◆ **Challenge**
Return only those lines from the line containing "Output the Python" to the line containing "import plotly.graph_objects as go", both included, and please omit the pictures.

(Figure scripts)
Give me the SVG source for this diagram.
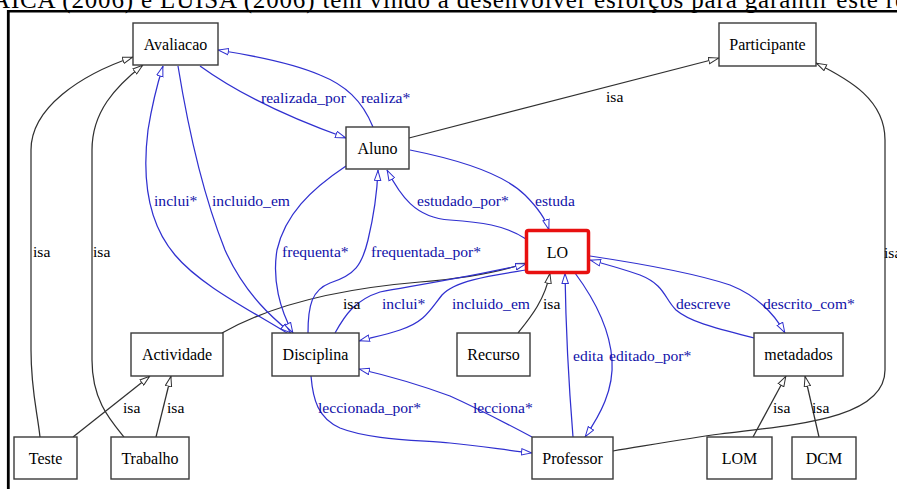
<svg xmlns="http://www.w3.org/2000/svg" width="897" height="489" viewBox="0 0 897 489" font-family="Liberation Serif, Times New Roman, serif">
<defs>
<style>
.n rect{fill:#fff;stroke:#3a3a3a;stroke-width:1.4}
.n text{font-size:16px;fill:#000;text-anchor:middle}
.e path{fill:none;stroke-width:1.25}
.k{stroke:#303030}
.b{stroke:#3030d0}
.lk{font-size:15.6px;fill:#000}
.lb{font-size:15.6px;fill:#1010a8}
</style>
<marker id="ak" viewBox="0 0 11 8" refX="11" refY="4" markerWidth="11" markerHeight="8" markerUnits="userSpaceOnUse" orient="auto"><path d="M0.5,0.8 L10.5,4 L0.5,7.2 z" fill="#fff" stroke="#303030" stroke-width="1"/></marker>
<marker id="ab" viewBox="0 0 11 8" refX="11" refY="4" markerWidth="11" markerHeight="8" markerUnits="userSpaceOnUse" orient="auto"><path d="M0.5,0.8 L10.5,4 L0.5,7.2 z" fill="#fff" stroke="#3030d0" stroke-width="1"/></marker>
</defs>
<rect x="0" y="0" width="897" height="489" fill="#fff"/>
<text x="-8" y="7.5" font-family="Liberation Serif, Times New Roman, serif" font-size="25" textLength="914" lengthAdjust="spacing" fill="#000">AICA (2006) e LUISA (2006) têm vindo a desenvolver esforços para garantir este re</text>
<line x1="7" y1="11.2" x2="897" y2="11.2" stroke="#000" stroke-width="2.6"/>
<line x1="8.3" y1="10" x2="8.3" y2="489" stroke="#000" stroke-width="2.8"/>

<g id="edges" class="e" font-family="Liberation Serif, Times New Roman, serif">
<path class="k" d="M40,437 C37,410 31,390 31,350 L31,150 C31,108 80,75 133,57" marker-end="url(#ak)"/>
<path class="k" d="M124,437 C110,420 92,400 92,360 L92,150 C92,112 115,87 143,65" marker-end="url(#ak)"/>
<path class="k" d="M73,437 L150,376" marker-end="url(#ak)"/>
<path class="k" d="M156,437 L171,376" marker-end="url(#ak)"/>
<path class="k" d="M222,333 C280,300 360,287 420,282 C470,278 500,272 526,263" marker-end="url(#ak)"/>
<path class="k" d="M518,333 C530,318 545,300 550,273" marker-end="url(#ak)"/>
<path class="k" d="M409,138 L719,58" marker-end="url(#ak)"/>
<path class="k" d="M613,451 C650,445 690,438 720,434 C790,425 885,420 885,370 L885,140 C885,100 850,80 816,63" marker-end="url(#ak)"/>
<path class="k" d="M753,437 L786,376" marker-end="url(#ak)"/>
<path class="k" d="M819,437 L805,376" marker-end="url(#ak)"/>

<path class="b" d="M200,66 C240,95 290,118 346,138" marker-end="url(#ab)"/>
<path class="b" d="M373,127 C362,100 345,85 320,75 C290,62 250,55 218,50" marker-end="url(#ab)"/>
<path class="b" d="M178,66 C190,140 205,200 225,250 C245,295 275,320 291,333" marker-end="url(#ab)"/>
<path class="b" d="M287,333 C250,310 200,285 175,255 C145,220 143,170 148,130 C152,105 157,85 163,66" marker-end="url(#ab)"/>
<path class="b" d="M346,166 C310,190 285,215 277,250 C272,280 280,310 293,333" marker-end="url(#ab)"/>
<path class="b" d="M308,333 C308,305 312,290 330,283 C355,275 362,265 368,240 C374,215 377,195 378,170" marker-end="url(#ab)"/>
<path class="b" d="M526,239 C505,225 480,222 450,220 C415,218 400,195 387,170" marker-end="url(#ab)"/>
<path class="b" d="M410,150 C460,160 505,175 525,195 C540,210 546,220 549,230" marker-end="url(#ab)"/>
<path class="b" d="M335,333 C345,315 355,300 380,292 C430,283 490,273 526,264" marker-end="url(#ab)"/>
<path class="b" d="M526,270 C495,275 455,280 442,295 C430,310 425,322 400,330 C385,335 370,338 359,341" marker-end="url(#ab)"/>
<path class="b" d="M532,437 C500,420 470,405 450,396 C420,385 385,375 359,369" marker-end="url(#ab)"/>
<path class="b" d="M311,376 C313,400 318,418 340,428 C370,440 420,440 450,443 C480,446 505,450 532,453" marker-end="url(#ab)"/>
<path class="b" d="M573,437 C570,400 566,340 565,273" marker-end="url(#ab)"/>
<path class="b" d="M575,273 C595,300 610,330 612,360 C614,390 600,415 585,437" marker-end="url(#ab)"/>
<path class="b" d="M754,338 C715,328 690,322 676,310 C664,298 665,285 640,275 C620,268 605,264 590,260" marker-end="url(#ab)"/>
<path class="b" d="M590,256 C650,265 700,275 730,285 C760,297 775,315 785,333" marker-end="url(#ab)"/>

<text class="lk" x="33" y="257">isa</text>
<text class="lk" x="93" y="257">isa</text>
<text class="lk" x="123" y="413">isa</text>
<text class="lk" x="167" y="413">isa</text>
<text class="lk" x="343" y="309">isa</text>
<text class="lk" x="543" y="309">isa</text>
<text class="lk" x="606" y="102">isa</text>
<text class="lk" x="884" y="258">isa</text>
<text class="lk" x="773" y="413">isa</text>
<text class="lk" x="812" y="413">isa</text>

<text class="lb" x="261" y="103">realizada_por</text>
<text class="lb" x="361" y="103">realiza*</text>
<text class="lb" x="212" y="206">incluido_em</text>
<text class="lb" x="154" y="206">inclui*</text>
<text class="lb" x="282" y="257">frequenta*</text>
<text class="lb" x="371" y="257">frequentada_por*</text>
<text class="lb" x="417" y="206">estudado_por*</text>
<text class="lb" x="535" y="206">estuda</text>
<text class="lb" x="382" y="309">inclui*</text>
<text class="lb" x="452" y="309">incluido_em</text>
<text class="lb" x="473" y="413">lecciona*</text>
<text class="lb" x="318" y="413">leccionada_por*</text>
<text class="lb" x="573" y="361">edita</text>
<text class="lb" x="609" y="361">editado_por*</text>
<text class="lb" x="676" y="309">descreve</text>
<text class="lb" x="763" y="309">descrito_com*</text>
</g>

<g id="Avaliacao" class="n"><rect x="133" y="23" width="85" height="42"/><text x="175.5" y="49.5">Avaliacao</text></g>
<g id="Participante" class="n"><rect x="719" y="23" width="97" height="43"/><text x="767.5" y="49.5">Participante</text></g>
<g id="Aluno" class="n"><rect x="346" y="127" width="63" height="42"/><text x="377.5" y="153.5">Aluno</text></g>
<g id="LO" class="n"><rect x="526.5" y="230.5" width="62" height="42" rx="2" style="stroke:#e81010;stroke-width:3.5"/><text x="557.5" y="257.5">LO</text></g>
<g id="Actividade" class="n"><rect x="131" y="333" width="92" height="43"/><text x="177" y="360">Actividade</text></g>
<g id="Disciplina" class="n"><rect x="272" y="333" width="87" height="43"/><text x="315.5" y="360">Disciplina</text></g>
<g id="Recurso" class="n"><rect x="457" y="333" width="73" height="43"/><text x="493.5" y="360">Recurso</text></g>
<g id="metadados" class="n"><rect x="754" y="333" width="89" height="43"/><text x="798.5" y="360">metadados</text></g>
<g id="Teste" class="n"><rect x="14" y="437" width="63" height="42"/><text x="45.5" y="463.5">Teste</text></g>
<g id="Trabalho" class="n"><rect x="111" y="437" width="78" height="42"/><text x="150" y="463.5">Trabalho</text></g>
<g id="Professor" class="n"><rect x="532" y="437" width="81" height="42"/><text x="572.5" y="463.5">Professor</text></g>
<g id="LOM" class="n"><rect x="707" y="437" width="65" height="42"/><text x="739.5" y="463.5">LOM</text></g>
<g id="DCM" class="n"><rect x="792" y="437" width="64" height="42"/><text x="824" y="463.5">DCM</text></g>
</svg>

* * *

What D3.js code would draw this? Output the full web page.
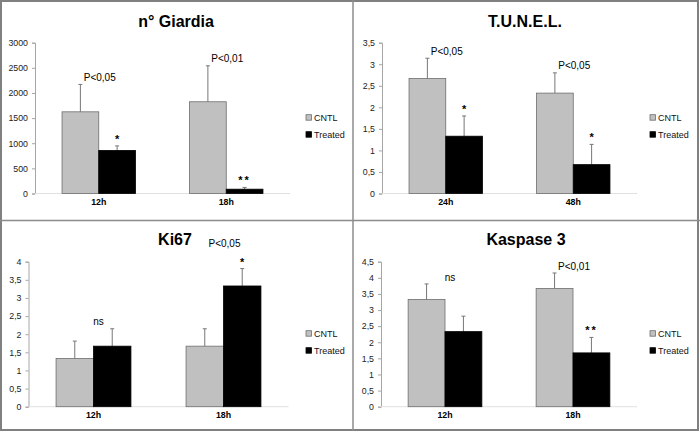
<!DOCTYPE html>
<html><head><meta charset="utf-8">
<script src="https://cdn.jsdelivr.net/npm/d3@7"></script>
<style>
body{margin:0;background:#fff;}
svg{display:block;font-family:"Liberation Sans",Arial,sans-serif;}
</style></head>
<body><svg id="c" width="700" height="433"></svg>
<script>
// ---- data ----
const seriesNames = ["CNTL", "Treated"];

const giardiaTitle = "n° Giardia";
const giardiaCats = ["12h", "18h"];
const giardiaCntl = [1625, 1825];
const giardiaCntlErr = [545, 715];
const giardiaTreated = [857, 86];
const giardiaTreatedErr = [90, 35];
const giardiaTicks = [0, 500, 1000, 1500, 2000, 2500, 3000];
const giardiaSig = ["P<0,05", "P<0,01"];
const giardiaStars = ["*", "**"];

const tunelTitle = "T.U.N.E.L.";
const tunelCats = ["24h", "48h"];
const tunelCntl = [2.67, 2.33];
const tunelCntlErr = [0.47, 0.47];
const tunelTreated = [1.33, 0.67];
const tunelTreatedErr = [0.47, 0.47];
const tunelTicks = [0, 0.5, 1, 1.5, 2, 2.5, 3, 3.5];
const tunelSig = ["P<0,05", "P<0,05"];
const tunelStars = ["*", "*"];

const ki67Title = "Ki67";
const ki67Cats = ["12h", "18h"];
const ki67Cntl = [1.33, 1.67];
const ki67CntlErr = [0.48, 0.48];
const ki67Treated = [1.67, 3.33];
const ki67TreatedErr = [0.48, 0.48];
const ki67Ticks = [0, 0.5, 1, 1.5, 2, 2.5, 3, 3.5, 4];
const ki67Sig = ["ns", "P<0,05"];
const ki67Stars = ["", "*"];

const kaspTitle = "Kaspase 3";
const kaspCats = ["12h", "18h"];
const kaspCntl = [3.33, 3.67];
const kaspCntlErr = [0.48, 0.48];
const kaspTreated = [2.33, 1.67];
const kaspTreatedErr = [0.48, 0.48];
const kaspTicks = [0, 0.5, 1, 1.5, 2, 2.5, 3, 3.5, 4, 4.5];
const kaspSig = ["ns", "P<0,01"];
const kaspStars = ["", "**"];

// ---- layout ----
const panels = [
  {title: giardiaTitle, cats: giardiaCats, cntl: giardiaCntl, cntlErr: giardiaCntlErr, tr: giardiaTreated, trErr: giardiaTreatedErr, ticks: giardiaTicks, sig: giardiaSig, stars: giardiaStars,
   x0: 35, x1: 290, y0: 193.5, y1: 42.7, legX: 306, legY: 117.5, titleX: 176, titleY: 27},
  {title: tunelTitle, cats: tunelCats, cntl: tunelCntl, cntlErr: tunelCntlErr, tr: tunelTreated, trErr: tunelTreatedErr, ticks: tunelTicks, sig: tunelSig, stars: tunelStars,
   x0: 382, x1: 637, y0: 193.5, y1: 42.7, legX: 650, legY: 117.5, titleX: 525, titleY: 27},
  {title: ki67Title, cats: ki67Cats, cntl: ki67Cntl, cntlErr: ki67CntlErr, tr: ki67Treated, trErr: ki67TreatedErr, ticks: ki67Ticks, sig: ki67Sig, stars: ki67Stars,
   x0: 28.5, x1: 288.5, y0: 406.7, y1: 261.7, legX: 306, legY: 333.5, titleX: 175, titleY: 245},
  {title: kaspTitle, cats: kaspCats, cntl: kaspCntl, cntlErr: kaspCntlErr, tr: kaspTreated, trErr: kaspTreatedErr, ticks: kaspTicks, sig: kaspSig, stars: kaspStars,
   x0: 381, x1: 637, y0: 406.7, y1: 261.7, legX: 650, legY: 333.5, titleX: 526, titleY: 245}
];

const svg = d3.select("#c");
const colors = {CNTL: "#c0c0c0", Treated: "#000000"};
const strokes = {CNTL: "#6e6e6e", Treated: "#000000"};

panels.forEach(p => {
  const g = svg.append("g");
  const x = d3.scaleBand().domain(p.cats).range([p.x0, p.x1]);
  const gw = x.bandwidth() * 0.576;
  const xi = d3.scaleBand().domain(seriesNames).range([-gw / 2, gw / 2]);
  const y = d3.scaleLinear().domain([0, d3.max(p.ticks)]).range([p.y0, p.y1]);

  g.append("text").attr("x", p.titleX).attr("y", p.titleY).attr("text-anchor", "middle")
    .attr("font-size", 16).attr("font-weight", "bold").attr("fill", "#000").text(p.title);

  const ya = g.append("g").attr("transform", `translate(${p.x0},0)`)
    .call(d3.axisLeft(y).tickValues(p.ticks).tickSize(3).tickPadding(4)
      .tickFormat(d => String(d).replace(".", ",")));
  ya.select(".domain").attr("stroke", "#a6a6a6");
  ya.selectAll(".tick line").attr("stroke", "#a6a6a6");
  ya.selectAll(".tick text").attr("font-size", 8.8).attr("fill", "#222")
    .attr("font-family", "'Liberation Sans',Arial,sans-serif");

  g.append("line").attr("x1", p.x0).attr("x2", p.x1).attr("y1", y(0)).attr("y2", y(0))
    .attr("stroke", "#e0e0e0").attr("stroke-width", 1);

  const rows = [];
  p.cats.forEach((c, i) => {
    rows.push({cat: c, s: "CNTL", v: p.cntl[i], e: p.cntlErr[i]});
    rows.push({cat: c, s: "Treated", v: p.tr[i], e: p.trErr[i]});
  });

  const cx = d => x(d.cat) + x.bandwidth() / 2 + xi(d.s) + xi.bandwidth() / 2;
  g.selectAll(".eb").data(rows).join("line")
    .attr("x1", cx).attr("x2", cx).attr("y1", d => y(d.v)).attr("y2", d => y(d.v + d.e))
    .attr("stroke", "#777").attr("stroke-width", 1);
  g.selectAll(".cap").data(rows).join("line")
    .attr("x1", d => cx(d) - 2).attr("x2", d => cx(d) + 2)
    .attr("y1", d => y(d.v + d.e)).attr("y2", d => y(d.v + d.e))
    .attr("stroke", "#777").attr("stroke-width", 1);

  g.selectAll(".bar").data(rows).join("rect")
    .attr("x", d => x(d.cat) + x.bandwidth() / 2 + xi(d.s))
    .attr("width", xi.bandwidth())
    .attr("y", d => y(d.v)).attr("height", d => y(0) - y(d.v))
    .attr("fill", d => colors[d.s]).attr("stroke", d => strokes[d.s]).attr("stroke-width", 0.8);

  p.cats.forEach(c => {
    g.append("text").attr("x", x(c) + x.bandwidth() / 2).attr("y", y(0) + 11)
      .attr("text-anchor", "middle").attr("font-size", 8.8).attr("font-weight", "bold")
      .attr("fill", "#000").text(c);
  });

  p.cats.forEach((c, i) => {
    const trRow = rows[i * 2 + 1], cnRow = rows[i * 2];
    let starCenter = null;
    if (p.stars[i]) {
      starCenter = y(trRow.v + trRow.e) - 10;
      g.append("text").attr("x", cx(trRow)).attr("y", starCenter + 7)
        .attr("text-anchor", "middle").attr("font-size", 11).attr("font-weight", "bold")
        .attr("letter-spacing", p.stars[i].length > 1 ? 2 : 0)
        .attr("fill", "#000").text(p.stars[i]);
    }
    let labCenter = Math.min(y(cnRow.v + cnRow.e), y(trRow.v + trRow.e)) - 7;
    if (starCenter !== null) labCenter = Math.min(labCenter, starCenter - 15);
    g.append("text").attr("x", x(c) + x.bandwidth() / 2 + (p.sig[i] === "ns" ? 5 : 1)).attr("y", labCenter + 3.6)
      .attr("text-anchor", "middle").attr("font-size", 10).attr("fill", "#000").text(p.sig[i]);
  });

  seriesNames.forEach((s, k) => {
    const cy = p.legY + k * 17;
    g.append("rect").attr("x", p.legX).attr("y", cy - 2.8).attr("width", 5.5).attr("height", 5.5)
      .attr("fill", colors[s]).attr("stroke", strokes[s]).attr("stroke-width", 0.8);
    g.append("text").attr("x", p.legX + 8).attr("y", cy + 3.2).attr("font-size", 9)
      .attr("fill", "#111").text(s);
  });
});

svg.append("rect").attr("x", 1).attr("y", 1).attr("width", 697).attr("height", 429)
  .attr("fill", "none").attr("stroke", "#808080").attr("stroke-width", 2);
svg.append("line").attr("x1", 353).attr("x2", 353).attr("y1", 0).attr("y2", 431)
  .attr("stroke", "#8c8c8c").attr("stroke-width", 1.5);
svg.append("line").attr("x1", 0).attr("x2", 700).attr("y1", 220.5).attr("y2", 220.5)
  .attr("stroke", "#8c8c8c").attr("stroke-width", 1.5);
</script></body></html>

...

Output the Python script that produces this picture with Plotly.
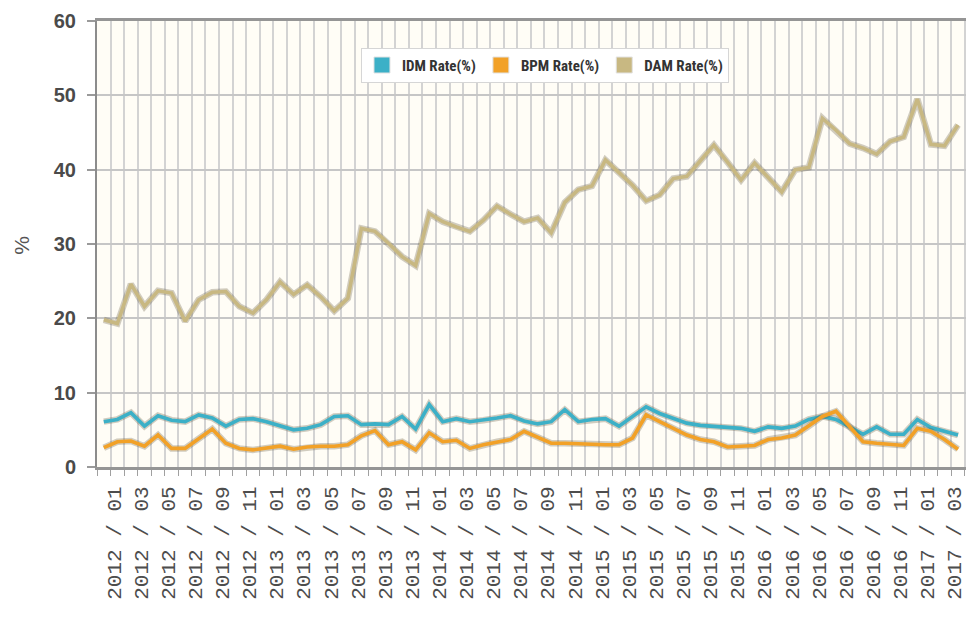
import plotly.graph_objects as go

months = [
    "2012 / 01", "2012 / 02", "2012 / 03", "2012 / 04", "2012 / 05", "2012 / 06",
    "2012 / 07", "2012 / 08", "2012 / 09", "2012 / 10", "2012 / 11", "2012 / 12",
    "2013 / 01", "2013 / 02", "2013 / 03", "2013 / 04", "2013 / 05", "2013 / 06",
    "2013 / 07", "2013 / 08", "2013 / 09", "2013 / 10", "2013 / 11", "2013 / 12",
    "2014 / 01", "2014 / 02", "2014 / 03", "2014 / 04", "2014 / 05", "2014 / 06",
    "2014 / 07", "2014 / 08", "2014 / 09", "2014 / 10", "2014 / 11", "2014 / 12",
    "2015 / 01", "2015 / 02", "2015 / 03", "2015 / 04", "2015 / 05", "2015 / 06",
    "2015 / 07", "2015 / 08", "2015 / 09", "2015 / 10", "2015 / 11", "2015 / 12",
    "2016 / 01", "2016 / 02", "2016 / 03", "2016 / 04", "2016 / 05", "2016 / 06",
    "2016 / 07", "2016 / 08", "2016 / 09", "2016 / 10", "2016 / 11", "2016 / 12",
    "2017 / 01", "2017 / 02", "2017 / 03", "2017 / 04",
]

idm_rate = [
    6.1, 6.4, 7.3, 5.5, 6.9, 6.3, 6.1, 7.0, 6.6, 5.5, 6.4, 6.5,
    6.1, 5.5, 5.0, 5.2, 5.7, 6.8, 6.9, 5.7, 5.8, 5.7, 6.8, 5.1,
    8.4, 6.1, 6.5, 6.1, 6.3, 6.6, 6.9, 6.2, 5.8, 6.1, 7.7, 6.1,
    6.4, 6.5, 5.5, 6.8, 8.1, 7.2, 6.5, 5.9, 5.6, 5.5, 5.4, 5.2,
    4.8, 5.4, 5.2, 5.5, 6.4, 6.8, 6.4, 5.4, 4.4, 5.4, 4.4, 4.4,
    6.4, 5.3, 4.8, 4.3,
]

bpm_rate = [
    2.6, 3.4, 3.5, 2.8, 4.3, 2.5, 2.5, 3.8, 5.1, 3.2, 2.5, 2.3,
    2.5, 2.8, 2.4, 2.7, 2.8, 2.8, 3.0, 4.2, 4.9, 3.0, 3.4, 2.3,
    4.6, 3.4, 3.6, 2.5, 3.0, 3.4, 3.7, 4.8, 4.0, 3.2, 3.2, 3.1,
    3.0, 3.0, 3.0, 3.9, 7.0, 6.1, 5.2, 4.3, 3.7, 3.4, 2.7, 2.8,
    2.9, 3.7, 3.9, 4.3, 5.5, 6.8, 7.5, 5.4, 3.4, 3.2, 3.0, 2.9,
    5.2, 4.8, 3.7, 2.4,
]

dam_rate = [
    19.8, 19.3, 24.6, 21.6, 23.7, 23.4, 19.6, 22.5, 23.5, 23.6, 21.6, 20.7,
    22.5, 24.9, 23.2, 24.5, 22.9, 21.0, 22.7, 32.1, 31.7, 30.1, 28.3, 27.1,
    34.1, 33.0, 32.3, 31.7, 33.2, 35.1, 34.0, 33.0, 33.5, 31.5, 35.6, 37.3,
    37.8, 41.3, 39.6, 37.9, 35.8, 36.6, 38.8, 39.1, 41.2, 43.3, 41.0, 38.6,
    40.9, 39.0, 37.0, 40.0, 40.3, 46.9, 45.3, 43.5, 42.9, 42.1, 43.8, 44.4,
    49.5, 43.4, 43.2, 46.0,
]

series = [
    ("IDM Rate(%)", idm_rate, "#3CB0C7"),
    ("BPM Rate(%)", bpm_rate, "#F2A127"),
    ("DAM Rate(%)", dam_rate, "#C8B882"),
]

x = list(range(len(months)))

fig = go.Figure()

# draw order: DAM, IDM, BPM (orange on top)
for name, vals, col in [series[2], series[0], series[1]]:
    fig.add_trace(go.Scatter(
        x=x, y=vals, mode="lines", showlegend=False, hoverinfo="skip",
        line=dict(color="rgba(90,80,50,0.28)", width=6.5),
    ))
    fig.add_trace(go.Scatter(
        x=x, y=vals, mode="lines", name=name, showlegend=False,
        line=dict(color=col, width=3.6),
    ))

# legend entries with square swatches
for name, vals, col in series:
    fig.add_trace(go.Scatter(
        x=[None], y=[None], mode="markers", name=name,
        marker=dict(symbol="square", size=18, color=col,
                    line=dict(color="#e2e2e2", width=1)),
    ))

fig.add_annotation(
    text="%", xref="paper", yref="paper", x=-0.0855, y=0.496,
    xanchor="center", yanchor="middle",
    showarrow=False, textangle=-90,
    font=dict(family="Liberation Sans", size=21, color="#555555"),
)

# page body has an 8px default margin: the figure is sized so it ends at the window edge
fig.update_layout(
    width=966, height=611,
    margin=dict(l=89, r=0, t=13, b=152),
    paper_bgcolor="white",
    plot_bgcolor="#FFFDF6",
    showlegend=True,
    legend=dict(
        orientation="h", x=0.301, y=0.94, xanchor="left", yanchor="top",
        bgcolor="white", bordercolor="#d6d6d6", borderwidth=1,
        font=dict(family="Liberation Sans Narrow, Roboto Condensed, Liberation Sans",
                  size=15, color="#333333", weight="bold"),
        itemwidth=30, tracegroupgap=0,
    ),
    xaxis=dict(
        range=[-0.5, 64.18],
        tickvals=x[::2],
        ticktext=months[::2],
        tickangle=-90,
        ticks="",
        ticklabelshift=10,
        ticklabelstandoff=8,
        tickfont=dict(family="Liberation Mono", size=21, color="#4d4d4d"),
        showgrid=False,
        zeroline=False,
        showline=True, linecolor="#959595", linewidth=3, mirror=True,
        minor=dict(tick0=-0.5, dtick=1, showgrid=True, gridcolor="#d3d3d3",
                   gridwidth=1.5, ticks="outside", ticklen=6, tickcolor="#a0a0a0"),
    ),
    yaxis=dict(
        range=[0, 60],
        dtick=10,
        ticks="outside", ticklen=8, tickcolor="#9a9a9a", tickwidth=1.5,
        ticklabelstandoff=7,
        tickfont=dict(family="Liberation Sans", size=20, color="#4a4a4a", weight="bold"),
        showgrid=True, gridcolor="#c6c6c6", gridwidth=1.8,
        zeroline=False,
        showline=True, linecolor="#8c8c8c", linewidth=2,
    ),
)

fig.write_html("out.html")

◆ **The reply**
Output the Python script that produces this picture with Plotly.
import plotly.graph_objects as go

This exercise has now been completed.